Having a working mother as a role model also had a positive impact on sons. The study found "that sons raised by an employed mother are more involved at home as adults, spending more time caring for family members than men whose mothers stayed home full-time". It probably shouldn't surprise us that seeing a more balanced distribution of labor as a child leads to having more balanced distributions of labor in your adult relationships. But it's not just with jobs and housework— science says there are lots of ways our parents affect our adult relationships.
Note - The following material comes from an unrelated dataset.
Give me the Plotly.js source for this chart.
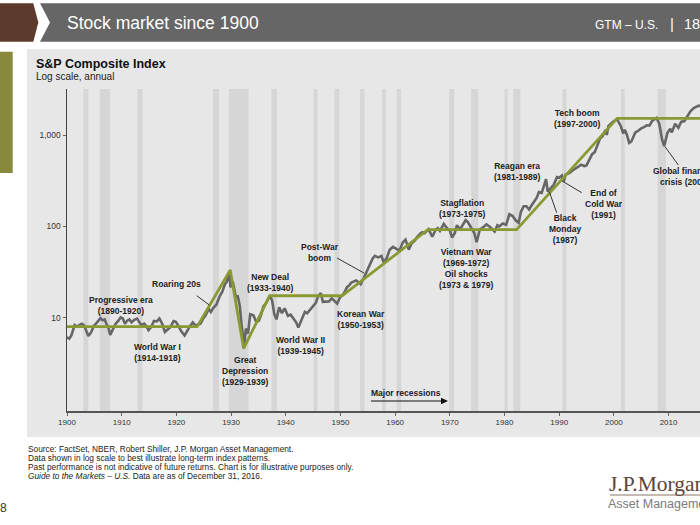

Here's a look at four ways your parents may be shaping your relationship, without you even realizing:

1. How You Communicate

One study, lead by Barbara Oudekerk of University of Virginia, looked at 184 teens and found that interactions with parents would "cascade" into adult relationships, according to Reuters Health. This was especially true with controlling parents who regularly used guilt or distancing, as it seemed to discourage communication even in future relationships. Ouderk told Reuters "...we found that the more psychological control youth experienced from parents, the less likely they were to express their own opinions, give reasons why they felt that way, and do so in a warm, collaborative way".

2. How Safe Your Sex Is

Turns out, the amount your dad was around as a child could have an impact on how likely you are to pull that crunched up condom out of the side pocked of your handbag, wipe off the handbag debris, and actually use it (just me?). A University of Florida survey of 748 college students found that those with active and present fathers as children had safer sex as adults.

3. What Your Aspirations Are

It's not just how mothers treat traditional gender roles, what your father does is important too. A study in Psychological Science looked 326 children and found that when dads didn't just talk the equality talk, but walked the walk by participating in household chores, they had daughters that wanted higher paying careers. Thinking big for yourself can't just be about your job, it has to affect how you view yourself in relationships too.

4. The Quality of Your Relationship

Matt Johnson of the University of Alberta looked at nearly 3,000 participants through three different stages in their lives and "found that positive adolescent-parent relationships led to higher quality intimate relationships as adults. Teenagers who experienced rocky relationships with their parents had more romantic problems later in life.", according to Huffington Post.

Here's the thing though: none of these are set in stone. You can't help your parents relationship, and you were only partly responsible for your relationship with them. My parents split up before I was born, but it doesn't mean I'm doomed. It just means I need to be aware that I had a peculiar upbringing and see how that informs my adult relationships. As Johnson tells Huffington Post "understanding your contribution to the relationship with your parents would be important to recognizing any tendency to replicate behavior—positive or negative—in an intimate relationship," So if you and a tough upbringing or relationship with your parents, don't panic, just keep your eyes open and try to make constructive, aware choices. Oh, and wear a condom!